On 12/01/2011 3:55 a.m., Bruce Southey wrote:
> On 01/10/2011 08:33 PM, Brennan Williams wrote:
>> On 11/01/2011 3:15 p.m., josef.pktd at gmail.com wrote:
>>> On Mon, Jan 10, 2011 at 8:57 PM, Brennan Williams
>>> <brennan.williams at visualreservoir.com>    wrote:
>>>> On 11/01/2011 2:48 p.m., josef.pktd at gmail.com wrote:
>>>>> On Mon, Jan 10, 2011 at 8:42 PM, Brennan Williams
>>>>> <brennan.williams at visualreservoir.com>      wrote:
>>>>>> I have a numpy array and I use .min(), .max(), .std(), average(..),
>>>>>> median(...) etc to get various stats values.
>>>>>>
>>>>>> Depending on where the data originally came from, the array can contain
>>>>>> a null value which could be 1.0e+20 or similar (can vary from dataset to
>>>>>> dataset). Due to rounding errors this can sometimes appear as something
>>>>>> like 1.0000002004e+20 etc etc.
>>>>>>
>>>>>> So I want to be able to correctly calculate the stats values by ignoring
>>>>>> the null values.
>>>>>>
>>>>>> I also want to be able to replace the null values with another value
>>>>>> (for plotting/exporting).
>>>>>>
>>>>>> What's the best way to do this without looping over the elements of the
>>>>>> array?
>>>>> If you don't have anything large, then you could just do
>>>>>
>>>>> x[x>1e19]=np.nan
>>>>>
>>>>> or filter them out, or convert to masked array.
>>>>>
>>>> the array is usually<10,000 values, often<1000
>>>>
>>>> On a separate note I found that .std() didn't return a valid value when
>>>> I have a lot of 1.0e+20's in the array. I realise that it is probably a
>>>> single precision issue and I probably won't need to worry about this in
>>>> future but I presume I should use .std(dtype=float64) ?

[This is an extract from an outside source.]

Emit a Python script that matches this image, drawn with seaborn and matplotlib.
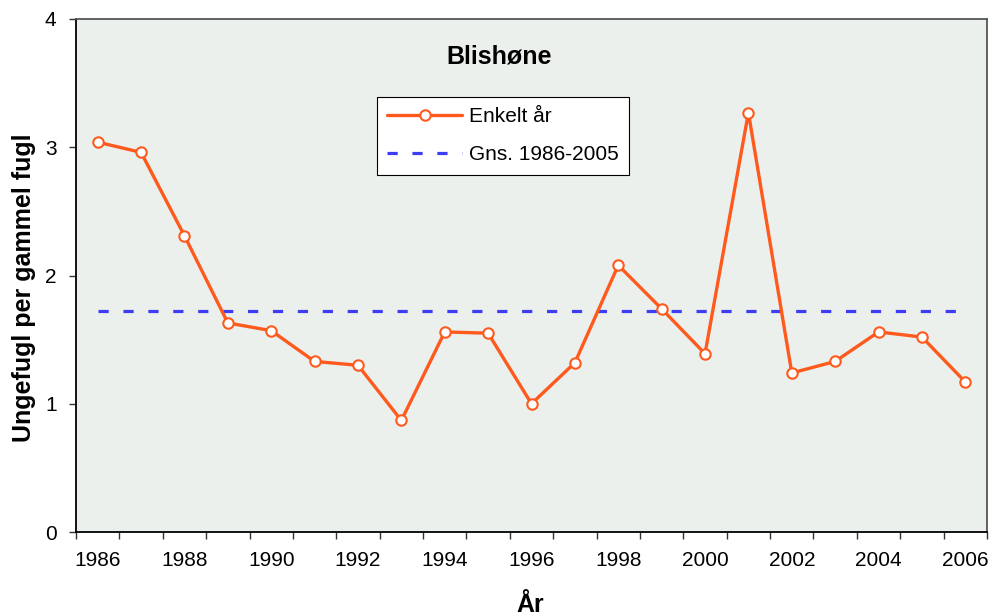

>>> I'm not sure I understand
>>> Are you using np.std on the array with missing values still in there
>>> encoded with 1e20?
>>> That wouldn't give the right values.
>> I was, but that was because I didn't realise the array had bad/missing
>> values in it. In theory the data coming in should just have been an
>> array of zero's but it is inconsistent, for some reason I haven't been
>> able to work out yet.
>>> may numpy seems to promote automatically (contrary to the docs)
>>>
>>>>>> np.arange(5, dtype='float32').std()
>>> 1.4142135623730951
>>>>>> np.arange(5, dtype='float32').std().dtype
>>> dtype('float64')
>>>>>> np.arange(5, dtype='float32').dtype
>>> dtype('float32')
>>>
>> Hmmm
>>
>>
>> a=np.range(5,dtype='float32')
>> b=a*1.0e+20
>> b.std()
>> returns inf
>> whereas
>> b.std(dtype='float64')
>> returns 1.4142....e+20
>>
>> Brennan
>>
> That's because you are not being careful about your floating point
> precision.
>
> Since standard deviation involves squaring, so the required immediate
> precision is over 1.e+40 which exceeds the 32-bit precision. (On my x86
> 64-bit Linux system, 1.e+308 is about the limit for 64bit and 1.e+4932
> is the limit for float128 - these limits do vary across processors and
> operating systems.)
>
>   >>>  print np.finfo(np.float32)
> Machine parameters for float32
> ---------------------------------------------------------------------
> precision=  6   resolution= 1.0000000e-06
> machep=   -23   eps=        1.1920929e-07
> negep =   -24   epsneg=     5.9604645e-08
> minexp=  -126   tiny=       1.1754944e-38
> maxexp=   128   max=        3.4028235e+38
> nexp  =     8   min=        -max
> ---------------------------------------------------------------------
>
> You can also see this just by doing:
>   >>>  b*b
> Warning: overflow encountered in multiply
> array([  0.,  inf,  inf,  inf,  inf], dtype=float32)
>
> Bruce
>
>
>
My values shouldn't be up in the e+20 range anyway, it's effectively a 
null or indeterminate value. However that isn't to say that I shouldn't 
code up to handle it which I will now do.
The slightly confusing thing to me is that .std() returns a float64 but 
if you don't specify .std(dtype='float64') then you run into the 
precision problem. So presumably, internally, std is using 32-bit and 
only converts to 64-bit on output. Either way it's fairly obvious what 
is going on and easy to sort out once you (as in me) realise the mistake.